"Far from the Bible Belt's conservative territories, in blue-state cities and suburbs, young, educated, married mothers find themselves not uninterested in the metaconversation about 'having it all' but untouched by it," writes Lisa Miller in this week's New York. These are the so-called "retro wives," women who could have high-flying careers but instead choose to stay home with their kids.
But at this point, Miller's story itself feels retro: The fascination with well-heeled women giving up work for family is decades old.
Ten years ago, Lisa Belkin gave the genre its most famous formulation with "The Opt-Out Revolution," her 2003 Times story on Ivy League–educated young women deciding to be stay-at-home moms. But the tradition of the opt-out story stretches back much farther — the Times published "Case History of an Ex-Working Mother" back in 1953. Such stories are now common enough that one expert in work-life law published an entire study of them, identifying 119.
Despite the reams of pages devoted to the subject, opting out has never been a real trend. The number of married women who leave behind successful careers to care for kids is a very small subset of the stay-at-home mom population. So why do these stories have such staying power?
Part of the impetus for opt-out stories is surely their pot-stirring potential; the subtext of these narratives is almost always that kids are better off if moms (and not dads) stay home with them full-time. And few things are surer to stir up controversy among the largely middle- and upper-class people who buy magazines and read The New York Times than suggesting they're raising their kids wrong.

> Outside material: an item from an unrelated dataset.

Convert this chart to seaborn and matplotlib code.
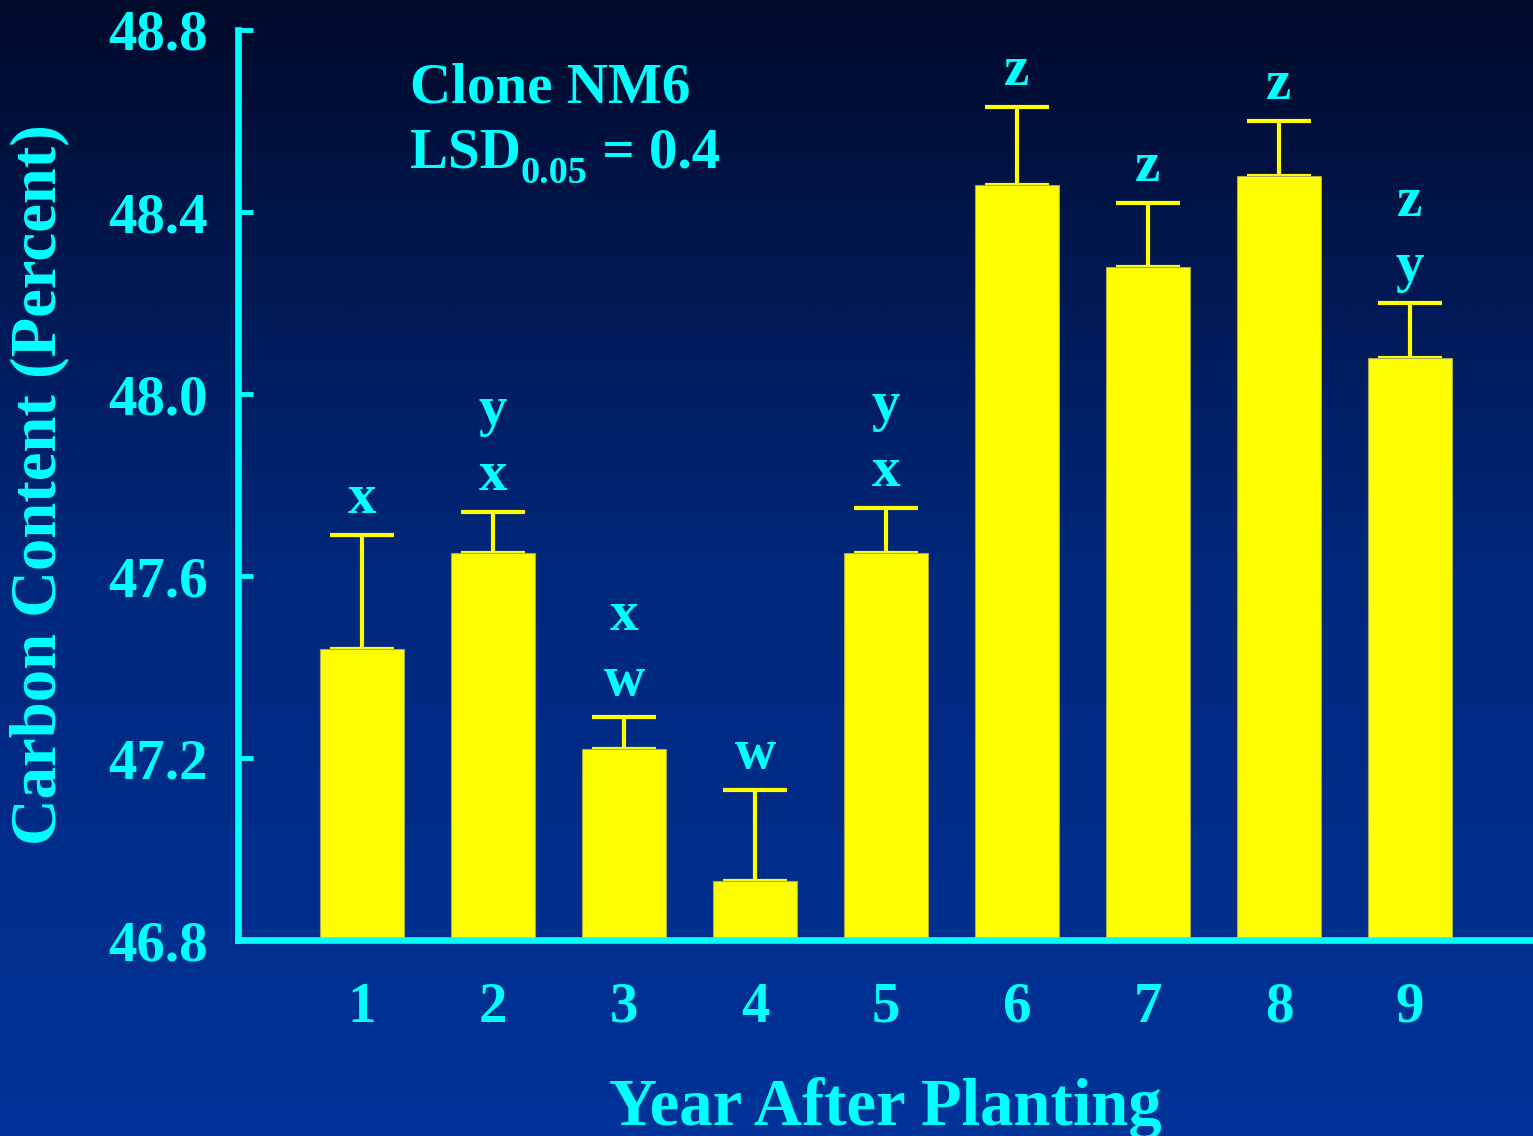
import numpy as np
import pandas as pd
import matplotlib
matplotlib.use("Agg")
import matplotlib.pyplot as plt
from matplotlib.colors import LinearSegmentedColormap
import seaborn as sns

# Carbon content of clone NM6 by year after planting
years = ["1", "2", "3", "4", "5", "6", "7", "8", "9"]
carbon = [47.44, 47.65, 47.22, 46.93, 47.65, 48.46, 48.28, 48.48, 48.08]
std_err = [0.25, 0.09, 0.07, 0.20, 0.10, 0.17, 0.14, 0.12, 0.12]
groups = [["x"], ["x", "y"], ["w", "x"], ["w"], ["x", "y"],
          ["z"], ["z"], ["z"], ["y", "z"]]
y_ticks = [46.8, 47.2, 47.6, 48.0, 48.4, 48.8]
y_tick_labels = ["46.8", "47.2", "47.6", "48.0", "48.4", "48.8"]

CYAN = "#00ffff"
YELLOW = "#ffff00"

sns.set_theme(style="ticks")
plt.rcParams["font.family"] = ["Liberation Serif", "DejaVu Serif"]
plt.rcParams["font.weight"] = "bold"

df = pd.DataFrame({"year": years, "carbon": carbon})

fig = plt.figure(figsize=(15.33, 11.36), dpi=100)
fig.patch.set_facecolor("#003399")

# vertical background gradient, dark navy at top to blue at bottom
bg = fig.add_axes([0, 0, 1, 1], zorder=-10)
grad = np.linspace(0, 1, 512).reshape(-1, 1)
cmap = LinearSegmentedColormap.from_list(
    "bg", [(0.0, "#003399"), (0.5, "#00287c"), (1.0, "#000a2a")])
bg.imshow(grad, aspect="auto", cmap=cmap, extent=[0, 1, 0, 1], origin="lower")
bg.axis("off")

ax = fig.add_axes([0.1553, 0.1725, 0.8447, 0.8011])
ax.set_facecolor("none")

sns.barplot(data=df, x="year", y="carbon", color=YELLOW, saturation=1,
            width=0.64, edgecolor="#a8a850", linewidth=0.8,
            errorbar=None, ax=ax, zorder=2)

xpos = np.arange(len(years))
ax.errorbar(xpos, carbon, yerr=[np.zeros(len(carbon)), std_err],
            fmt="none", ecolor=YELLOW, elinewidth=3, capsize=23,
            capthick=3, zorder=1.9)

# mean-separation letters above the error bars
for i, (val, err, labs) in enumerate(zip(carbon, std_err, groups)):
    for k, lab in enumerate(labs):
        ax.annotate(lab, xy=(i, val + err), xytext=(0, 16 + 47 * k),
                    textcoords="offset points", ha="center", va="baseline",
                    fontsize=41, fontweight="bold", color=CYAN)

ax.set_xlim(-0.947, 8.939)
ax.set_ylim(46.8, 48.8)
ax.set_yticks(y_ticks)
ax.set_yticklabels(y_tick_labels)

for side in ["top", "right"]:
    ax.spines[side].set_visible(False)
for side in ["left", "bottom"]:
    ax.spines[side].set_color(CYAN)
    ax.spines[side].set_linewidth(4.8)
    ax.spines[side].set_zorder(5)

ax.tick_params(axis="y", direction="in", length=11, width=3.5, color=CYAN,
               labelcolor=CYAN, labelsize=41, pad=22)
ax.tick_params(axis="x", direction="in", length=4, width=1.2, color="#000000",
               labelcolor=CYAN, labelsize=41, pad=30)
for lbl in ax.get_xticklabels() + ax.get_yticklabels():
    lbl.set_fontweight("bold")

ax.set_xlabel("Year After Planting", fontsize=48, fontweight="bold",
              color=CYAN, va="baseline")
ax.xaxis.set_label_coords(0.5, -0.2033)
ax.set_ylabel("Carbon Content (Percent)", fontsize=46.5, fontweight="bold",
              color=CYAN, va="center")
ax.yaxis.set_label_coords(-0.153, 0.5)

ax.text(0.1328, 0.9198, "Clone NM6", transform=ax.transAxes, fontsize=41,
        fontweight="bold", color=CYAN, ha="left", va="baseline")

# LSD line built from pieces so the subscript sits well below the baseline
lsd = ax.text(0.1328, 0.8484, "LSD", transform=ax.transAxes, fontsize=41,
              fontweight="bold", color=CYAN, ha="left", va="baseline")
sub = ax.annotate("0.05", xy=(1, 0), xycoords=lsd, xytext=(0, -8),
                  textcoords="offset points", fontsize=27.5, fontweight="bold",
                  color=CYAN, ha="left", va="bottom")
ax.annotate(" = 0.4", xy=(1, 0), xycoords=(sub, lsd), xytext=(0, 0),
            textcoords="offset points", fontsize=41, fontweight="bold",
            color=CYAN, ha="left", va="bottom")

fig.savefig("out.png", dpi=100)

But there's something else at work too: a genuine anxiety about how Americans lead their lives. Miller herself betrays it in her New York piece. She and her husband both work, she says, but "I yearn sometimes for the vast swaths of time [stay-at-home mom] Kelly Makino has given herself to keep her family's affairs in order." Balancing work and family is difficult, especially now that American parents are spending more time on both, and there's an undeniable appeal in the idea of choosing just one.

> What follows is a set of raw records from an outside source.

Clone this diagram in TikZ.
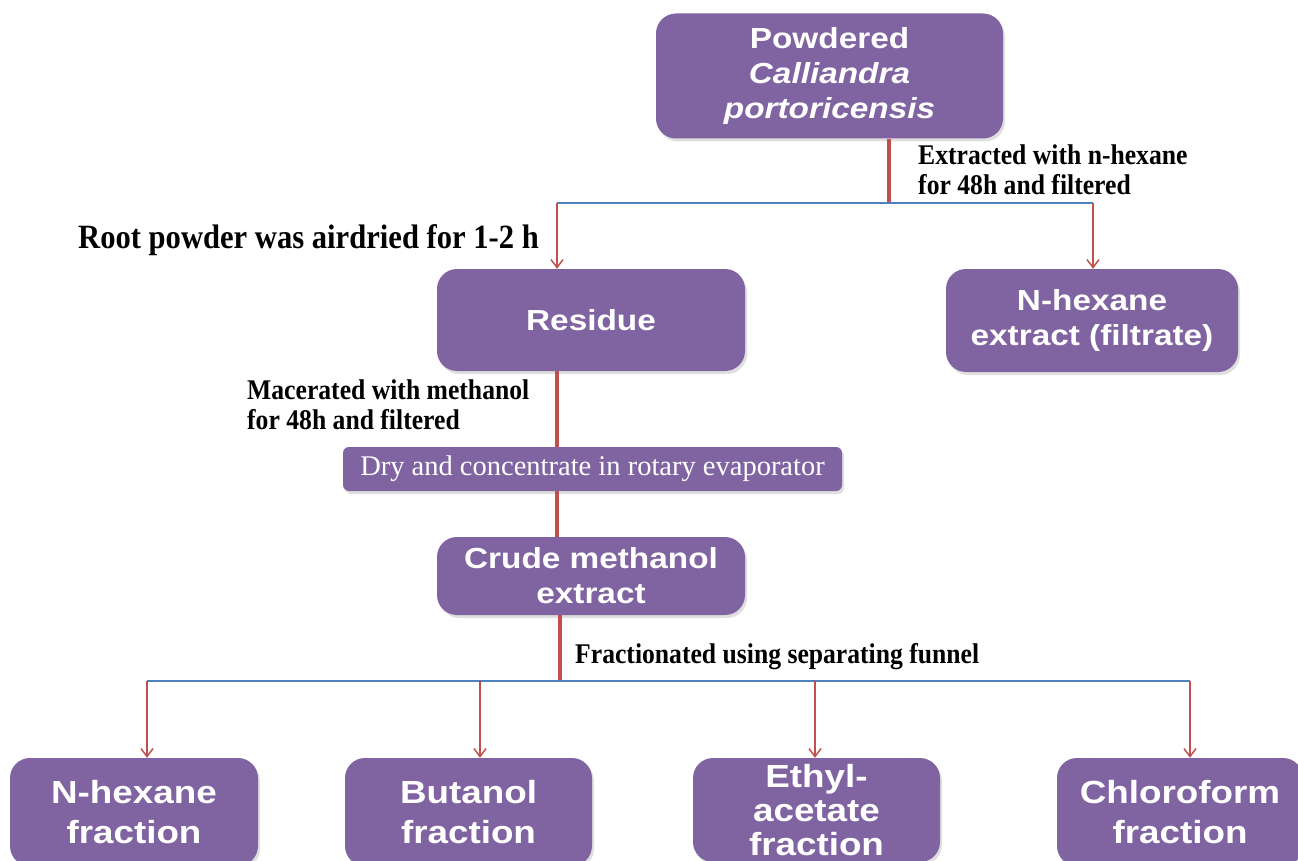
\documentclass[tikz,border=0pt]{standalone}
\usepackage{fontspec}
\setmainfont{Liberation Serif}
\newfontfamily\boxfont[FakeStretch=1.15]{Liberation Sans}
\newfontfamily\notefont[FakeStretch=0.9]{Liberation Serif}
\usetikzlibrary{arrows.meta,shadows}
\definecolor{boxpurple}{HTML}{8064A2}
\definecolor{trunkred}{HTML}{C0504D}
\definecolor{forkblue}{HTML}{4F81BD}

\begin{document}
\begin{tikzpicture}[x=1pt, y=-1pt,
		stepbox/.style={rounded corners=20pt, fill=boxpurple, text=white, align=center, inner sep=0pt,
			drop shadow={shadow xshift=2pt, shadow yshift=-3pt, opacity=0.25},
			font=\boxfont\bfseries\fontsize{29}{35}\selectfont},
		fracbox/.style={stepbox, font=\boxfont\bfseries\fontsize{32}{40}\selectfont},
		drybox/.style={stepbox, rounded corners=6pt, font=\fontsize{28.5}{30}\selectfont},
		note/.style={anchor=west, align=left, inner sep=0pt, font=\notefont\bfseries\fontsize{28.5}{30}\selectfont},
		trunk/.style={line width=4pt, color=trunkred},
		fork/.style={line width=2pt, color=forkblue},
		arr/.style={line width=1.5pt, color=trunkred, -{Straight Barb[length=8pt,width=12pt]}}]
		%%%%% START %%%%%
		
		\useasboundingbox (0, 0) rectangle (1298, 861);
		
		\node[stepbox, minimum width=347, minimum height=125] (powder) at (829.5, 76)
			{Powdered\\\itshape Calliandra\\\itshape portoricensis};
		\node[stepbox, minimum width=308, minimum height=102] (residue) at (591, 320) {Residue};
		\node[stepbox, minimum width=292, minimum height=103] (nhexext) at (1092, 320.5) {N-hexane\\extract (filtrate)};
		\node[drybox, minimum width=499, minimum height=44] (dry) at (592.5, 469) {Dry and concentrate in rotary evaporator};
		\node[stepbox, minimum width=308, minimum height=78] (crude) at (591, 576) {Crude methanol\\extract};
		
		\node[fracbox, minimum width=248, minimum height=108] (nhexfr) at (134, 812) {N-hexane\\fraction};
		\node[fracbox, minimum width=247, minimum height=108] (butanol) at (468.5, 812) {Butanol\\fraction};
		\node[fracbox, minimum width=247, minimum height=104, font=\boxfont\bfseries\fontsize{32}{34}\selectfont] (ethyl) at (816.5, 810)
			{Ethyl-\\acetate\\fraction};
		\node[fracbox, minimum width=246, minimum height=108] (chloro) at (1180, 812) {Chloroform\\fraction};
		
		\node[note] (extnote) at (918, 170) {Extracted with n-hexane\\for 48h and filtered};
		\node[note, font=\notefont\bfseries\fontsize{34}{36}\selectfont] (rootnote) at (78, 240) {Root powder was airdried for 1-2 h};
		\node[note] (macnote) at (247, 405) {Macerated with methanol\\for 48h and filtered};
		\node[note] (fracnote) at (575, 657) {Fractionated using separating funnel};
		
		% first split
		\coordinate (t1) at (889, 203);
		\coordinate (a1) at (557, 203);
		\coordinate (a2) at (1093, 203);
		\draw[trunk] (t1 |- powder.south) -- (t1);
		\draw[fork] (a1) -- (a2);
		\draw[arr] (a1) -- (a1 |- residue.north);
		\draw[arr] (a2) -- (a2 |- nhexext.north);
		
		% methanol line
		\draw[trunk] (a1 |- residue.south) -- (a1 |- dry.north);
		\draw[trunk] (a1 |- dry.south) -- (a1 |- crude.north);
		
		% fractions
		\coordinate (t2) at (560, 681);
		\coordinate (b1) at (147, 681);
		\coordinate (b2) at (480, 681);
		\coordinate (b3) at (815, 681);
		\coordinate (b4) at (1190, 681);
		\draw[trunk] (t2 |- crude.south) -- (t2);
		\draw[fork] (b1) -- (b4);
		\draw[arr] (b1) -- (b1 |- nhexfr.north);
		\draw[arr] (b2) -- (b2 |- butanol.north);
		\draw[arr] (b3) -- (b3 |- ethyl.north);
		\draw[arr] (b4) -- (b4 |- chloro.north);
		
		%%%%% END %%%%%
	\end{tikzpicture}
\end{document}
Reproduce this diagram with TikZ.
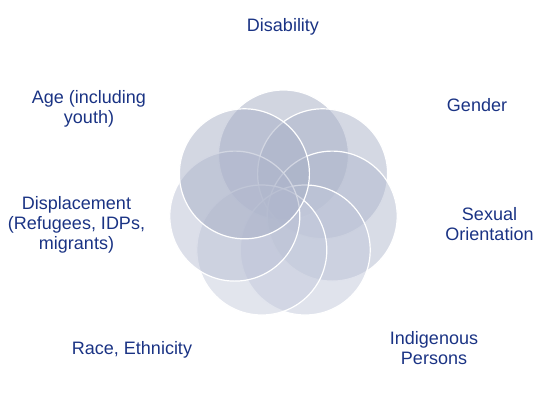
\documentclass[tikz,border=0pt]{standalone}
\usepackage{fontspec}
\setmainfont{Liberation Sans}
\definecolor{txt}{HTML}{1A3384}
\definecolor{cA}{RGB}{163,171,194}
\definecolor{cB}{RGB}{169,177,200}
\definecolor{cC}{RGB}{177,185,206}
\definecolor{cD}{RGB}{193,199,218}
\definecolor{cE}{RGB}{197,203,220}
\definecolor{cF}{RGB}{185,191,212}
\definecolor{cG}{RGB}{167,175,198}
\begin{document}
\begin{tikzpicture}[x=1pt,y=-1pt,
  lbl/.style={text=txt,font=\fontsize{18}{20}\selectfont,align=center,inner sep=0pt,anchor=base},
  petal/.style={circle,minimum size=130pt,inner sep=0pt,fill=#1,fill opacity=0.5,draw=white,line width=1.2pt}]
\useasboundingbox (0,0) rectangle (553,415);
% circles
\node[petal=cA] (disab) at (283.5,155) {};
\node[petal=cB] (gend)  at (322.6,173.8) {};
\node[petal=cC] (sexo)  at (332.2,216.1) {};
\node[petal=cD] (indig) at (305.2,250.0) {};
\node[petal=cE] (race)  at (261.8,250.0) {};
\node[petal=cF] (displ) at (234.8,216.1) {};
\node[petal=cG] (age)   at (244.4,173.8) {};
% labels (anchor = baseline of last line)
\node[lbl] (tdisab) at (283,31.5) {Disability};
\node[lbl] (tgend)  at (477,111) {Gender};
\node[lbl] (tsexo)  at (489.5,240) {Sexual\\Orientation};
\node[lbl] (tindig) at (434,364) {Indigenous\\Persons};
\node[lbl] (trace)  at (132,354) {Race, Ethnicity};
\node[lbl] (tdispl) at (76.5,249) {Displacement\\(Refugees, IDPs,\\migrants)};
\node[lbl] (tage)   at (89,123) {Age (including\\youth)};
\end{tikzpicture}
\end{document}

Especially when it looks so pretty. Makino, Miller writes, now spends her days taking the kids hiking and to museums, buying her husband dark-wash jeans, and preparing his favorite recipes, like "one for pineapple fried rice that he remembered from his childhood in Hawaii." Thanks to Makino's choice, the whole family's life is now Pinterest-ready. The opt-out story is aspirational.

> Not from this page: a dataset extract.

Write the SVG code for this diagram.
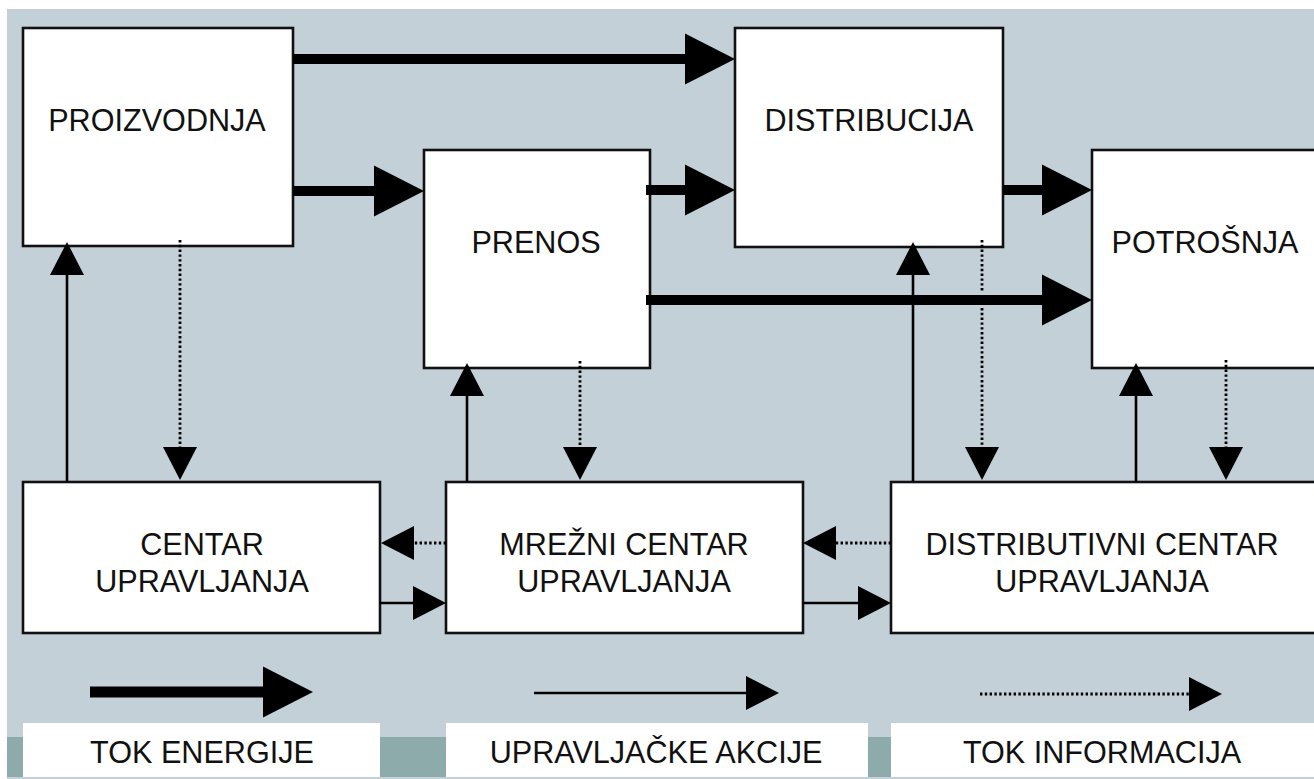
<svg xmlns="http://www.w3.org/2000/svg" width="1314" height="779" viewBox="0 0 1314 779">
  <defs>
    <style>
      .node { fill: #ffffff; stroke: #111111; stroke-width: 2.6; }
      .lbl { font-family: "Liberation Sans", Arial, sans-serif; font-size: 30.6px; fill: #111111; text-anchor: middle; }
      .energy { fill: none; stroke: #000000; stroke-width: 10; }
      .control { fill: none; stroke: #000000; stroke-width: 2.6; }
      .info { fill: none; stroke: #000000; stroke-width: 2.8; stroke-dasharray: 2.4 2.4; }
      .legend-box { fill: #ffffff; }
    </style>
    <!-- heads start at the line end and reach forward to the tip -->
    <marker id="head-energy" markerUnits="userSpaceOnUse" markerWidth="52" markerHeight="53" refX="0" refY="25.5" orient="auto" overflow="visible">
      <path d="M0,0 L50,25.5 L0,51 Z" fill="#000000"/>
    </marker>
    <marker id="head-thin" markerUnits="userSpaceOnUse" markerWidth="36" markerHeight="36" refX="0" refY="17" orient="auto" overflow="visible">
      <path d="M0,0 L33,17 L0,34 Z" fill="#000000"/>
    </marker>
  </defs>

  <!-- backdrop -->
  <rect x="0" y="0" width="1314" height="779" fill="#ffffff"/>
  <rect x="7" y="9" width="1307" height="770" fill="#c3d0d8"/>
  <rect x="7" y="737" width="1307" height="40" fill="#8eabab"/>

  <!-- nodes -->
  <g id="proizvodnja">
    <rect class="node" x="23" y="28" width="270" height="218"/>
    <text class="lbl" x="157" y="131">PROIZVODNJA</text>
  </g>
  <g id="prenos">
    <rect class="node" x="424" y="150" width="226" height="218"/>
    <text class="lbl" x="536" y="253">PRENOS</text>
  </g>
  <g id="distribucija">
    <rect class="node" x="735" y="28" width="268" height="219"/>
    <text class="lbl" x="869" y="131">DISTRIBUCIJA</text>
  </g>
  <g id="potrosnja">
    <rect class="node" x="1092" y="150" width="240" height="218"/>
    <text class="lbl" x="1205" y="253">POTROŠNJA</text>
  </g>
  <g id="centar-upravljanja">
    <rect class="node" x="23" y="482" width="357" height="151"/>
    <text class="lbl" x="202" y="555">CENTAR</text>
    <text class="lbl" x="202" y="592">UPRAVLJANJA</text>
  </g>
  <g id="mrezni-centar">
    <rect class="node" x="446" y="482" width="357" height="151"/>
    <text class="lbl" x="624" y="555">MREŽNI CENTAR</text>
    <text class="lbl" x="624" y="592">UPRAVLJANJA</text>
  </g>
  <g id="distributivni-centar">
    <rect class="node" x="891" y="482" width="440" height="151"/>
    <text class="lbl" x="1102" y="555">DISTRIBUTIVNI CENTAR</text>
    <text class="lbl" x="1102" y="592">UPRAVLJANJA</text>
  </g>

  <!-- connectors -->
  <g id="connectors">
    <!-- energy flow -->
    <path class="energy" d="M293,59 H685" marker-end="url(#head-energy)"/>
    <path class="energy" d="M293,191 H374" marker-end="url(#head-energy)"/>
    <path class="energy" d="M646,190 H685" marker-end="url(#head-energy)"/>
    <path class="energy" d="M1003,190 H1042" marker-end="url(#head-energy)"/>
    <path class="energy" d="M646,300 H1042" marker-end="url(#head-energy)"/>

    <!-- control actions -->
    <path class="control" d="M67,482 V275" marker-end="url(#head-thin)"/>
    <path class="control" d="M467,482 V396" marker-end="url(#head-thin)"/>
    <path class="control" d="M913,482 V275" marker-end="url(#head-thin)"/>
    <path class="control" d="M1136,482 V396" marker-end="url(#head-thin)"/>
    <path class="control" d="M380,603 H413" marker-end="url(#head-thin)"/>
    <path class="control" d="M803,603 H858" marker-end="url(#head-thin)"/>

    <!-- information flow -->
    <path class="info" d="M180,240 V447" marker-end="url(#head-thin)"/>
    <path class="info" d="M580,361 V447" marker-end="url(#head-thin)"/>
    <path class="info" d="M982,240 V292"/>
    <path class="info" d="M982,308 V447" marker-end="url(#head-thin)"/>
    <path class="info" d="M1226,360 V447" marker-end="url(#head-thin)"/>
    <path class="info" d="M446,543 H414" marker-end="url(#head-thin)"/>
    <path class="info" d="M891,543 H836" marker-end="url(#head-thin)"/>
  </g>

  <!-- legend -->
  <g id="legend">
    <rect class="legend-box" x="23" y="723" width="357" height="54"/>
    <rect class="legend-box" x="446" y="723" width="422" height="54"/>
    <rect class="legend-box" x="891" y="723" width="423" height="54"/>
    <path class="energy" d="M90,692 H263" marker-end="url(#head-energy)" style="stroke-width:11"/>
    <path class="control" d="M534,693 H746" marker-end="url(#head-thin)"/>
    <path class="info" d="M980,694 H1189" marker-end="url(#head-thin)"/>
    <text class="lbl" x="202" y="763">TOK ENERGIJE</text>
    <text class="lbl" x="656" y="763">UPRAVLJAČKE AKCIJE</text>
    <text class="lbl" x="1102" y="763">TOK INFORMACIJA</text>
  </g>
</svg>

The number of men who can provide in this style, however, is very small. Makino's husband Alvin supports their family of four on a "low-six-figure salary" — in 2011, only about 9% of American men made more than $100,000.
And most stay-at-home moms live on significantly less. According to a 2012 Gallup poll, the moms most likely to stay home are those whose household income is under $25,000 a year.
For these women, it's not about opting out. It's likely many of them wouldn't be able to earn enough to pay for child care if they entered the workforce. Moms are most likely to stay home if they didn't graduate from high school — just 31% of stay-at-home moms have a bachelor's degree or higher, according to a 2010 census report [PDF]. That report concluded, "there is no opt-out revolution changing the landscape of stay-at-home motherhood. Rather these data suggest a 'left out' group of married mothers who are young, Hispanic, and have less than a high-school education."
Focusing on the "left out" group — women who may have been laid off, who can't access maternity leave, or who can't earn enough to cover child-care expenses — raises serious questions about American public policy. These women may be clipping coupons, not buying designer jeans. Their husbands may be working multiple jobs to support their kids. They may be far from the serenity that Makino's choice seems to offer, and they may not have made a choice at all.
Ultimately, the opt-out story is a fantasy: that if women just made the right decisions, their lives could be worry-free. But the "decision" to live on one six-figure income is only available to a tiny fraction of Americans — for many more, raising kids is a struggle, whether Mom works or not. Tackling the reasons for that is a lot more complicated than stirring up one more mommy war. But it's also a lot more necessary.